Thursday, February 26, 2009

Garbage proposal raises a stink

Garbage proposal raises a stink

Garbage dumps will be set up across the city for waste segregation

Vaishalli Chandra. Bangalore

It looks like the Bruhat Bangalore Mahanagara Palike (BBMP) has finally cracked the code on the city's ever-rising garbage problem.
If all goes as planned, the city will soon have de-centralised waste segregation units at various locations. But residents may not be ready to turn up their nose. After all, the stench may not be easily ignored. But a dumping yard in your area may soon be a reality.
Two hundred transfer or disposal points have been identified by the Palike in the city where solid waste will be segregated and processed.
The civic body has prepared the first-ever master plan for solid waste management and is all set to get the green signal from the urban development department.
BBMP has allocated Rs249.58 crore towards solid waste management in its 2009-2010 budget.

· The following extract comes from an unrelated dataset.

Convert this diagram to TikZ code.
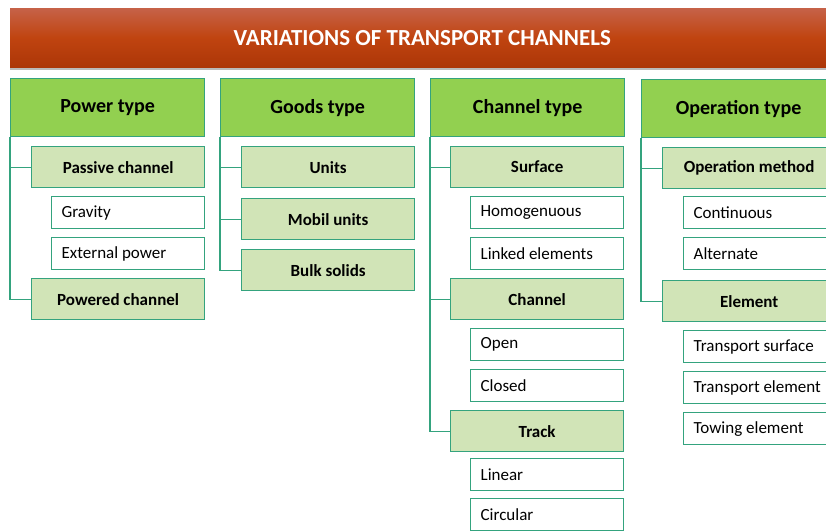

This will include expenditure for the de-centralised waste segregation units among many others (Box on SWM).
De-centralised waste segregation units to be established at various locations. This means that BBMP will identify transfer locations or points within an area where the collected garbage will be dumped.
It will then be segregated into biodegradable and non-biodegradable. The organic waste will be processed and used as compost that can be used in BBMP parks. Plastic will be segregated and processed to be used as a binder for asphalting roads. Non-biodegradable wastes will then be sent to landfill sites.
"At present, garbage is collected from the doorstep and is dumped at landfill sites which are situated some 50-60 km away from the city," says J Manjunath, former BBMP chief finance officer. But this is not a permanent solution for a city that produces 3,500 tonnes of waste everyday.
Citing the problems faced during waste disposal, Manjunath said, "Waste collection and disposal is outsourced and is hence service on contract basis. Many a times, contract lorries face protests from villagers who do not allow them to dump the garbage in the landfill. Sometimes, these lorries also dump garbage in storm water drains or in vacant sites."
He also pointed out that the undertaking could be very expensive.